An Indianapolis Public Schools innovation school, Thrival Academy Indy made it possible for students from low-income and middle-class families to study for free in Thailand while in high school.
Its founding leader, India Hui, wants to take the 2019-2020 academic year to plan for the school’s financial sustainability, fix its logistical issues, and determine how students can travel abroad without missing out on career-training opportunities. She said she intends to relaunch Thrival in a year after the “pause.”
The Indianapolis Public Schools board is expected to vote Thursday on an agreement to suspend the contract with Thrival. If approved, Hui would need to agree with the board on revised plans for the school later this year.
“Innovation is messy, and if this were easy to do, then schools would have been doing it,” Hui said. “It’s going to take fortitude, and it’s going to take making adjustments to find the groove.”
The school, which ran a small pilot in 2017-18 before officially launching last year, only enrolls students for their junior year of high school.
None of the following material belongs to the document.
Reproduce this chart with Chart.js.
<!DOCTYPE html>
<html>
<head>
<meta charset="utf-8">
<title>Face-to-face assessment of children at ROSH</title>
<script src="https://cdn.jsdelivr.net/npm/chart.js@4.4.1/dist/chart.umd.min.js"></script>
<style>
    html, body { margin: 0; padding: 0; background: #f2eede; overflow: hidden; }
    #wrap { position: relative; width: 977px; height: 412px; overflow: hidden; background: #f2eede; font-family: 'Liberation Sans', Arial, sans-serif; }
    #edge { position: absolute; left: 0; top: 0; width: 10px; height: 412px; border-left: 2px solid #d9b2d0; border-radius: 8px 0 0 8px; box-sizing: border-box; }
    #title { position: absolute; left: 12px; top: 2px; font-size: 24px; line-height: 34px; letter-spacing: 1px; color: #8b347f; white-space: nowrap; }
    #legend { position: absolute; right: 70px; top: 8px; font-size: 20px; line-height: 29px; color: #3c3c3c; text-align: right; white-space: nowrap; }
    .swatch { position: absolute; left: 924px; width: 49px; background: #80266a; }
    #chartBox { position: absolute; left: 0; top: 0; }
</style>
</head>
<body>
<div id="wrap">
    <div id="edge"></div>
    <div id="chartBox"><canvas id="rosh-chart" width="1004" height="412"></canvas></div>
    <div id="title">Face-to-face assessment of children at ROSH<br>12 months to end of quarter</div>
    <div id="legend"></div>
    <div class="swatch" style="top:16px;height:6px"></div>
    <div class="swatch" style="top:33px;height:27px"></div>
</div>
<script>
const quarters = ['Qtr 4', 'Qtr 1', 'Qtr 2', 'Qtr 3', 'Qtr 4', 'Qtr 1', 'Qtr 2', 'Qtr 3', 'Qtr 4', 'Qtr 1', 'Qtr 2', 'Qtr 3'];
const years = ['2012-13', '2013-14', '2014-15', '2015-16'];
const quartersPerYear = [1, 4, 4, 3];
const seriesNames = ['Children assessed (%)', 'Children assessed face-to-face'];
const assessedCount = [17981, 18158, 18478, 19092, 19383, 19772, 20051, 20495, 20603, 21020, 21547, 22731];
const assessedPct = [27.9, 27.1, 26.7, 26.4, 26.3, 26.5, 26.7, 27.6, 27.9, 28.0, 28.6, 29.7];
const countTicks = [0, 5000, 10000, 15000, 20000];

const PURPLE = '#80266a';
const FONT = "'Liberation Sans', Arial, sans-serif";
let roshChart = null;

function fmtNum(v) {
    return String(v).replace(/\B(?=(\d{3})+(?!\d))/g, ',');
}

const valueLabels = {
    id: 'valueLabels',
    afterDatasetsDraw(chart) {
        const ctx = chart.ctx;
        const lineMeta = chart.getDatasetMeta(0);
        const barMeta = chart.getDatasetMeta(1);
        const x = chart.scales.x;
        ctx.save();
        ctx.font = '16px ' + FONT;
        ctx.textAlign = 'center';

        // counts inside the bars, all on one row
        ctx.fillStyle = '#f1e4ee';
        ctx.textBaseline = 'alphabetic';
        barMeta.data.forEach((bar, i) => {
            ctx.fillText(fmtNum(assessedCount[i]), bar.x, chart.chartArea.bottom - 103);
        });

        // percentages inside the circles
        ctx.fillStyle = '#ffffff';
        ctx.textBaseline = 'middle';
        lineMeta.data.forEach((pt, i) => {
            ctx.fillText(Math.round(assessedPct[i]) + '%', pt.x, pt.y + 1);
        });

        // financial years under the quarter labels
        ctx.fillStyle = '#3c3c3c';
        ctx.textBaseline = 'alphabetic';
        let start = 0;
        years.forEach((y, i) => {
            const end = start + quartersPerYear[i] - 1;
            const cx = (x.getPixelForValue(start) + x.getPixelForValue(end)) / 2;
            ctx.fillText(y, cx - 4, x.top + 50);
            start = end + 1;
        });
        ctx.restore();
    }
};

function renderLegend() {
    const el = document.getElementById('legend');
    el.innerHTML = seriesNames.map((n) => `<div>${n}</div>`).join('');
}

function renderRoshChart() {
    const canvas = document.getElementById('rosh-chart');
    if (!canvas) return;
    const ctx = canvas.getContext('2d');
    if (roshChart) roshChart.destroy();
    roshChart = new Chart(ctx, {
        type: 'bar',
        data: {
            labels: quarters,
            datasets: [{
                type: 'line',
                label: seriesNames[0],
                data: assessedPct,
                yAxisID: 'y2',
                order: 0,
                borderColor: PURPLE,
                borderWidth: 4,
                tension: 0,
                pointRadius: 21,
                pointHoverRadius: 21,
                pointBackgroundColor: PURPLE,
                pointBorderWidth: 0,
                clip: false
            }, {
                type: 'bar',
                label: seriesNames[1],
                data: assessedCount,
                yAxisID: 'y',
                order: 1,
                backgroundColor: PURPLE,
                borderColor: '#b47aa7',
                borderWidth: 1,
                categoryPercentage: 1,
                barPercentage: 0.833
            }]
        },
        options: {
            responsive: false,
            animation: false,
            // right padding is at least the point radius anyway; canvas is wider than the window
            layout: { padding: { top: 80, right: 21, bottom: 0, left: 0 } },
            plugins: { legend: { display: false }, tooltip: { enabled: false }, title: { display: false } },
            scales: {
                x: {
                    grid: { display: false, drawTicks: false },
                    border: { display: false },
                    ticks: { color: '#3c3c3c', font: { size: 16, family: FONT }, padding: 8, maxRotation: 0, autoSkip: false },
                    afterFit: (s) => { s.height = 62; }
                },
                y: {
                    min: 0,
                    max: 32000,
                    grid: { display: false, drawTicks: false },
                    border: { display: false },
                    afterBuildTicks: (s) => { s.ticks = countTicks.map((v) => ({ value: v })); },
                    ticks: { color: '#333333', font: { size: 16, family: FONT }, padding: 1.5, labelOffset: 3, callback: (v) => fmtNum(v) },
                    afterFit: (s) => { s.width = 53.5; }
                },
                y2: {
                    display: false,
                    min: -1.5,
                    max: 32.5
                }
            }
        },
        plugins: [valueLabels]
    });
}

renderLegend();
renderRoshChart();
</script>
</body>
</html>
During the first part of the year, they prepare to go abroad while taking classes with Thrival teachers on the Arsenal Technical High School campus. Then they head to Thailand for several months.
From the beginning, students struggled to fit the one-year school into their four years of high school, Hui said. That’s because high schoolers who want to get career training or complete one of the district’s new academy focus areas may have to take courses as juniors. Fulfilling specialized tracks can also help students graduate under new state requirements.
“What we know with our college and career pathways is that 11th-grade year is actually the year many of our students need to take specialized courses,” said Superintendent Aleesia Johnson. “We need to do some work to align how a program like Thrival can intersect with the other coursework that our students are taking that won’t throw them off of their graduation pathways.”
The school also encountered some logistical problems last year. Just 39 of the 52 students who enrolled last school year ended up going to Thailand, Hui said.
Some students struggled to obtain passports because of differences between the names on their birth certificates and their social security cards. A few students are refugees and could not get the necessary travel documents in time. Other students who are from immigrant families were afraid to leave the country, Hui said.
Funding remains an issue, too. Thrival is funded through the same per-student formula Indianapolis Public Schools uses with its more traditional schools. During its first year, it relied on a grant from The Mind Trust, an Indianapolis nonprofit that supports innovation schools, to cover travel to Thailand. Now it needs to find an ongoing funding source, according to Hui.
The school board would have to vote on a new or amended contract with the school before it relaunches.
Some school board members suggested that Thrival would be better as a program than a full-fledged school, since it only serves students for one year. But other board members said they had heard glowing feedback from high schoolers who had enrolled.
“I really give you kudos for taking the opportunity to pause and to look at the program,” said board member Elizabeth Gore.
Over the next several months, Hui is looking to hire a new leader for the school who she will work alongside. Ultimately, she aims to come up with a plan that puts the school on more solid ground for the coming years.
“We should be proud that we are willing to say, ‘we got some things to work through and think about before we continue to move forward.’ Because when you just press forward and ignore the issues, then you do more harm than good,” Hui said. “I am an Indianapolis kid. … I’m not here to do harm to the city.”